GIVEN TASK: Give every line from the entries that contains "this".

┌────────

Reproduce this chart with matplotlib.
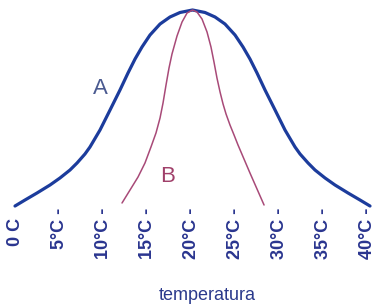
import matplotlib
matplotlib.use("Agg")
import matplotlib.pyplot as plt

# Curve A (broad): temperature (°C) vs relative activity (%)
temp_a = [0.00, 1.14, 2.50, 3.98, 5.11, 6.25, 7.05, 7.95, 8.52, 9.66, 10.80,
          11.93, 12.84, 13.64, 14.43, 15.34, 16.48, 17.61, 18.75, 20.17,
          21.59, 22.73, 23.86, 25.00, 25.91, 26.70, 27.50, 28.41, 29.55,
          30.68, 31.82, 32.39, 33.30, 34.09, 35.23, 36.36, 37.84, 39.20, 40.34]
val_a = [4.85, 7.77, 11.17, 15.05, 18.45, 22.33, 25.73, 30.10, 33.50, 41.75,
         51.46, 61.17, 69.42, 76.21, 82.04, 87.86, 93.20, 96.60, 98.79, 100.0,
         98.79, 96.60, 93.20, 87.86, 82.04, 76.21, 69.42, 61.17, 51.46,
         41.75, 33.50, 30.10, 25.73, 22.33, 18.45, 15.05, 11.17, 7.77, 4.85]

# Curve B (narrow)
temp_b = [12.16, 13.07, 13.98, 14.77, 15.45, 16.02, 16.48, 16.82, 17.16,
          17.50, 17.84, 18.41, 18.98, 19.55, 20.17, 20.68, 21.25, 21.82,
          22.27, 22.61, 22.95, 23.30, 23.64, 23.98, 24.43, 24.89, 25.34,
          26.02, 26.70, 27.50, 28.30]
val_b = [6.31, 12.62, 18.93, 25.73, 33.50, 40.29, 47.57, 54.85, 63.59,
         71.84, 78.64, 87.38, 94.17, 98.54, 100.0, 99.03, 95.63, 89.32,
         82.04, 74.76, 66.99, 60.19, 54.37, 49.51, 44.17, 39.32, 34.47,
         27.67, 20.87, 13.11, 5.34]

tick_vals = [0, 5, 10, 15, 20, 25, 30, 35, 40]
tick_labels = ["0 C  ", "5°C -", "10°C -", "15°C -", "20°C -", "25°C -",
               "30°C -", "35°C -", "40°C -"]

W, H = 373, 307
fig = plt.figure(figsize=(W / 100, H / 100), dpi=100)
ax_bottom_px = 207
ax = fig.add_axes([0, (H - ax_bottom_px) / H, 1, ax_bottom_px / H])
ax.set_xlim(-1.705, 40.68)
ax.set_ylim((216 - ax_bottom_px) / 2.06, 216 / 2.06)

col_a = "#1c3c9c"
col_b = "#a84a78"
ax.plot(temp_a, val_a, color=col_a, lw=2.3, solid_capstyle="round",
        solid_joinstyle="round", clip_on=False)
ax.plot(temp_b, val_b, color=col_b, lw=1.1, solid_capstyle="round",
        solid_joinstyle="round", clip_on=False)

ax.text(9.66, 62.1, "A", color="#4a5a90", fontsize=16, ha="center",
        va="center", family="Liberation Sans")
ax.text(17.33, 19.2, "B", color="#a0406a", fontsize=16, ha="center",
        va="center", family="Liberation Sans")

for s in ax.spines.values():
    s.set_visible(False)
ax.set_yticks([])
ax.set_xticks(tick_vals)
ax.set_xticklabels(tick_labels, rotation=90, fontsize=13, color="#2a358f",
                   family="Liberation Sans", fontweight="bold")
ax.tick_params(axis="x", length=0, pad=0.5)
ax.patch.set_visible(False)

fig.text(207 / W, 1 - 296 / H, "temperatura", ha="center", va="center",
         fontsize=13, color="#2b3a8c", family="Liberation Sans")

fig.savefig("out.png", dpi=100)
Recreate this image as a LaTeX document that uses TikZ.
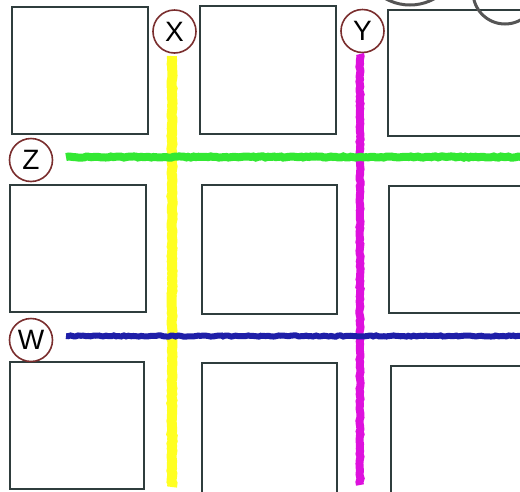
\documentclass[tikz,border=0pt]{standalone}
\usepackage{fontspec}
\setmainfont{Liberation Sans}
\usetikzlibrary{decorations.pathmorphing}
\definecolor{boxline}{HTML}{2F3D3D}
\definecolor{circred}{HTML}{7A2E2E}
\definecolor{hlyellow}{HTML}{FFFF22}
\definecolor{hlmagenta}{HTML}{DD11DD}
\definecolor{hlgreen}{HTML}{33E833}
\definecolor{hlblue}{HTML}{1F1FA8}
\definecolor{arcgray}{HTML}{555555}
\begin{document}
\begin{tikzpicture}[x=1pt,y=-1pt,
  box/.style={draw=boxline,line width=2pt},
  lbl/.style={circle,draw=circred,line width=1.6pt,fill=white,minimum size=43pt,inner sep=0pt,font=\fontsize{28}{28}\selectfont},
  marker/.style={line width=#1, decorate, decoration={random steps,segment length=2.5pt,amplitude=0.6pt}},
  marker/.default=8pt]
\useasboundingbox (0,0) rectangle (520,491);
\clip (0,0) rectangle (520,491);
\fill[white] (0,0) rectangle (520,491);
% boxes
\draw[box] (12,7) rectangle (148,134);
\draw[box] (200,6) rectangle (336,134);
\draw[box] (388,10) rectangle (530,136);
\draw[box] (10,185) rectangle (146,312);
\draw[box] (202,185) rectangle (337,314);
\draw[box] (389,186) rectangle (530,313);
\draw[box] (10,362) rectangle (144,489);
\draw[box] (202,363) rectangle (337,495);
\draw[box] (391,366) rectangle (530,495);
% gray arcs at top
\draw[arcgray,line width=3pt] (410,-45) circle[radius=50];
\draw[arcgray,line width=3pt] (505,-8) circle[radius=32];
% labels
\node[lbl] (X) at (174.5,31.5) {X};
\node[lbl] (Y) at (362.5,31) {Y};
\node[lbl] (Z) at (31,160) {Z};
\node[lbl] (W) at (31,340) {W};
\coordinate (xend) at (172,487);
\coordinate (yend) at (360,485);
\coordinate (zend) at (522,157);
\coordinate (wend) at (522,336);
\coordinate (xstart) at (172,56);
\coordinate (ystart) at (360,54);
\coordinate (zstart) at (66,157);
\coordinate (wstart) at (66,336);
% marker lines
\draw[hlyellow,marker=10pt] (xstart) -- (xend);
\draw[hlmagenta,marker=8pt] (ystart) -- (yend);
\draw[hlgreen,marker=8pt] (zstart) -- (zend);
\draw[hlblue,marker=6pt] (wstart) -- (wend);
\end{tikzpicture}
\end{document}
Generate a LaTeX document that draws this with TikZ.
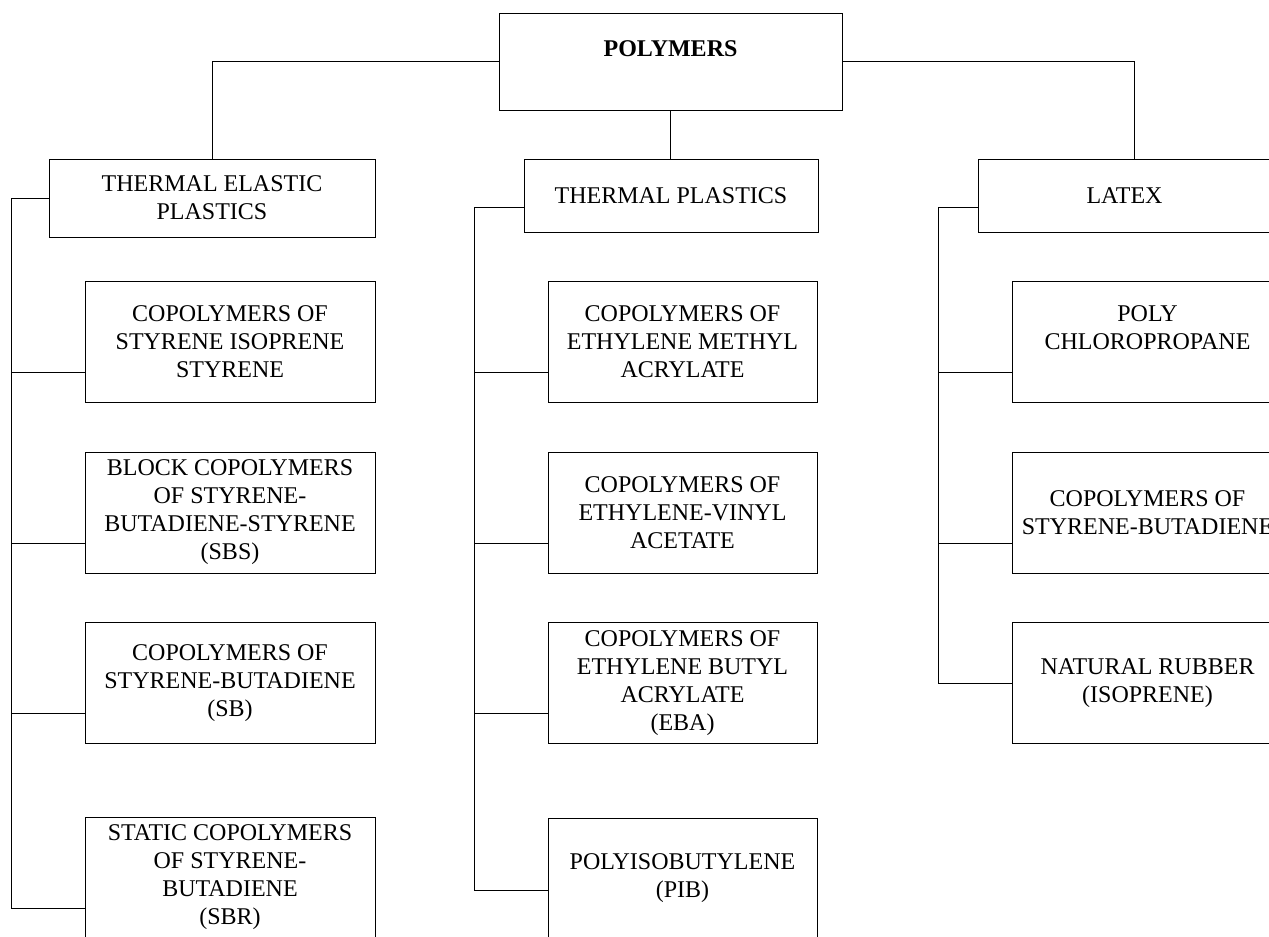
\documentclass[tikz,border=0pt]{standalone}
\usepackage{fontspec}
\setmainfont{Liberation Serif}

\begin{document}
\begin{tikzpicture}[x=1pt,y=-1pt,line width=1pt,
  box/.style={draw,inner sep=0pt,align=center,font=\fontsize{24}{28}\selectfont},
  head/.style={box,minimum height=73pt},
  item/.style={box,minimum height=121pt}]
\path[use as bounding box,clip] (0,0) rectangle (1269,937);

%% root and the three families
\node[box,minimum width=343pt,text height=43pt,text depth=54pt] (poly) at (670.5,61.5) {\textbf{POLYMERS}};
\node[box,minimum width=326pt,minimum height=78pt] (tep) at (212,198) {THERMAL ELASTIC\\PLASTICS};
\node[head,minimum width=294pt] (tp) at (671,195.5) {THERMAL PLASTICS};
\node[head,minimum width=293pt] (lat) at (1124.5,195.5) {LATEX};

%% thermal elastic plastics
\node[item,minimum width=290pt] (e1) at (230,342) {COPOLYMERS OF\\STYRENE ISOPRENE\\STYRENE};
\node[item,minimum width=290pt] (e2) at (230,512.5) {BLOCK COPOLYMERS\\OF STYRENE-\\BUTADIENE-STYRENE\\(SBS)};
\node[item,minimum width=290pt] (e3) at (230,683) {COPOLYMERS OF\\STYRENE-BUTADIENE\\(SB)};
\node[item,minimum width=290pt] (e4) at (230,877.5) {STATIC COPOLYMERS\\OF STYRENE-\\BUTADIENE\\(SBR)};

%% thermal plastics
\node[item,minimum width=269pt] (m1) at (682.5,342) {COPOLYMERS OF\\ETHYLENE METHYL\\ACRYLATE};
\node[item,minimum width=269pt] (m2) at (682.5,512.5) {COPOLYMERS OF\\ETHYLENE-VINYL\\ACETATE};
\node[item,minimum width=269pt] (m3) at (682.5,683) {COPOLYMERS OF\\ETHYLENE BUTYL\\ACRYLATE\\(EBA)};
\node[item,minimum width=269pt] (m4) at (682.5,878.5) {POLYISOBUTYLENE\\(PIB)};

%% latex
\node[item,minimum width=271pt] (r1) at (1147.5,342) {POLY\\CHLOROPROPANE\\\mbox{}};
\node[item,minimum width=271pt] (r2) at (1147.5,512.5) {COPOLYMERS OF\\STYRENE-BUTADIENE};
\node[item,minimum width=271pt] (r3) at (1147.5,683) {NATURAL RUBBER\\(ISOPRENE)};

%% entry points on the items
\foreach \n/\dy in {e1/-30.5pt,e2/-30.5pt,e3/-30.5pt,e4/-30.5pt,
                    m1/-30.5pt,m2/-30.5pt,m3/-30.5pt,m4/-11.5pt,
                    r1/-30.5pt,r2/-30.5pt,r3/0pt}
  \coordinate (\n in) at ([yshift=\dy]\n.west);

%% root to families
\draw (poly.west) -| (tep.north);
\draw (poly.east) -| ([xshift=9.5pt]lat.north);
\draw (poly.south) -- (poly.south |- tp.north);

%% buses
\draw (tep.west) -- ++(-37,0) coordinate (busl) |- (e4in);
\draw ([yshift=-12pt]tp.west) -- ++(-49,0) coordinate (busm) |- (m4in);
\draw ([yshift=-12pt]lat.west) -- ++(-39,0) coordinate (busr) |- (r3in);
\foreach \n in {e1,e2,e3} \draw (\n in) -- (busl |- \n in);
\foreach \n in {m1,m2,m3} \draw (\n in) -- (busm |- \n in);
\foreach \n in {r1,r2} \draw (\n in) -- (busr |- \n in);
\end{tikzpicture}
\end{document}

└────────

FINAL ANSWER:
Reproduce this chart with matplotlib.
Recreate this image as a LaTeX document that uses TikZ.
Generate a LaTeX document that draws this with TikZ.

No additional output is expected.